I was quite nervous about a number of things before I left the UK. Ben joked that I would be transformed from pink-loving Jo to Rambette, the jungle ninja, never seen without a knife between her teeth! I wasn’t convinced.…
Before I left, my ‘worry list’ was pretty comprehensive: here’s a taster…
I had an irrational fear of moths and was told they would be every-where and as big as dinner plates (thanks for that Dale – Series Producer!)
I didn’t like the thought of bugs in my breakfast or bugs having me for breakfast including leeches sucking my blood
Getting out of my hammock for a wee in the night and not being able to find my way back (as it turns out this did happen to one of the students but thankfully not to me!)
Being the only girl amongst 60 men
Being told off by the Sergeant Major for not having the correct boots (I did have a few comments but it wasn’t my fault I couldn’t get Jungle boots in a size 3!!)
I could go on…
We flew in to the jungle by helicopter, which was amazing. I’d never been in a helicopter before and I loved it! I thought the jungle below looked just like broccoli, the tops of trees were packed together and looked totally impenetrable to anything, including light. I thought about how dark it would be under the canopy and it made me think about all the creepy crawlies hiding down there waiting to get me!

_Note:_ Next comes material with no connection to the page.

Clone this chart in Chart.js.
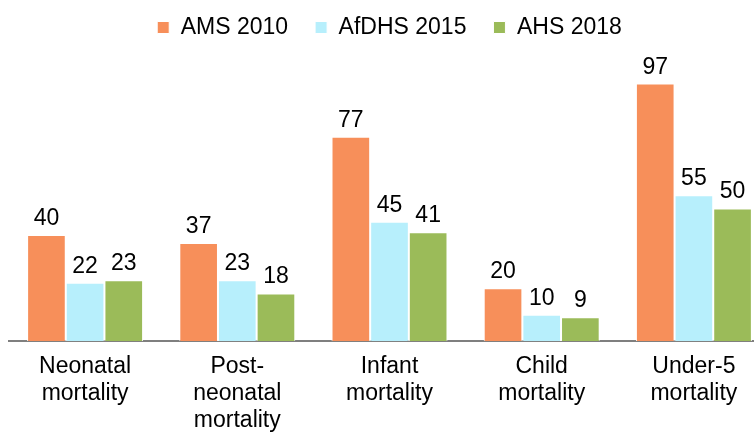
<!DOCTYPE html>
<html>
<head>
<meta charset="utf-8">
<script src="https://cdn.jsdelivr.net/npm/chart.js@4/dist/chart.umd.min.js"></script>
<style>
	html, body { margin: 0; padding: 0; background: #fff; overflow: hidden; }
	#wrap { width: 770px; height: 435px; }
</style>
</head>
<body>
<div id="wrap"><canvas id="myChart"></canvas></div>
<script>
// dades del gràfic
let categories = [
	['Neonatal', 'mortality'],
	['Post-', 'neonatal', 'mortality'],
	['Infant', 'mortality'],
	['Child', 'mortality'],
	['Under-5', 'mortality']
];
let series = ['AMS 2010', 'AfDHS 2015', 'AHS 2018'];
let ams2010 = [40, 37, 77, 20, 97];
let afdhs2015 = [22, 23, 45, 10, 55];
let ahs2018 = [23, 18, 41, 9, 50];
let colors = ['#F78F5A', '#B7EFFC', '#9BBB59'];

const FONT = 'Liberation Sans, Arial, sans-serif';

// etiquetes de valor sobre les barres
const valueLabels = {
	id: 'valueLabels',
	afterDatasetsDraw(chart) {
		const ctx = chart.ctx;
		ctx.save();
		ctx.font = '23px ' + FONT;
		ctx.fillStyle = '#000';
		ctx.textAlign = 'center';
		ctx.textBaseline = 'alphabetic';
		chart.data.datasets.forEach((ds, i) => {
			chart.getDatasetMeta(i).data.forEach((bar, j) => {
				ctx.fillText(ds.data[j], bar.x, bar.y - 10);
			});
		});
		ctx.restore();
	}
};

const data = {
	labels: categories,
	datasets: [ams2010, afdhs2015, ahs2018].map((vals, i) => ({
		label: series[i],
		data: vals,
		backgroundColor: colors[i],
		borderColor: '#fff',
		borderWidth: 1,
		barPercentage: 1,
		categoryPercentage: 0.762
	}))
};

const config = {
	type: 'bar',
	data: data,
	options: {
		responsive: true,
		maintainAspectRatio: false,
		animation: false,
		layout: { padding: { left: 9, right: 0, top: -11, bottom: -11 } },
		plugins: {
			tooltip: { enabled: false },
			legend: {
				position: 'top',
				labels: {
					boxWidth: 12,
					boxHeight: 12,
					padding: 27,
					color: '#000',
					font: { family: FONT, size: 23 }
				}
			}
		},
		scales: {
			x: {
				grid: { display: false, drawTicks: false },
				border: { display: true, color: '#7f7f7f', width: 2 },
				ticks: {
					color: '#000',
					padding: 12,
					maxRotation: 0,
					autoSkip: false,
					font: { family: FONT, size: 23, lineHeight: 1.17 }
				}
			},
			y: {
				display: false,
				min: 0,
				max: 110
			}
		}
	},
	plugins: [valueLabels]
};

const myChart = new Chart(document.getElementById('myChart'), config);
</script>
</body>
</html>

When we arrived at the LP (Landing point) we had to walk down a hill to our camp and my eyes were on constant bug watch looking out for leeches and anything else trying to crawl up my trouser leg! Brunei has a pristine primary jungle and I’d been told it was a ‘clean’ jungle but I still didn’t really appreciate how beautiful and bug free it would be until we got there. The longer I was there the shorter my worry list became and I started to really like being in the Jungle, sleeping in a hammock and being woken up by the gibbons singing to each other. I even let a moth land on my hand! The first night I had to get Mihali to escort me to the toilet but by the end of the week I was happily walking there on my own in the dark so I could see the glowing fungi. Rambette was in the making!
Towards the end of the week we went on the Close Target Recognisance (CTR) part of the course and we stayed in the enemy camp overnight whilst the students observed what was going on. The next morning Sally the tracker dog took us to find the students, who had spent a long night sitting on the jungle floor in the moonless night getting eaten alive by bugs and leeches. One of the students said to me ‘was it my imagination or were you walking around the enemy camp in a pair of pink pyjamas last night?’ it seems my transformation into Rambette was still a way off….
Jo rose to the occasion magnificently and I’m sure those pink pyjamas will become part of the course folklore for years to come.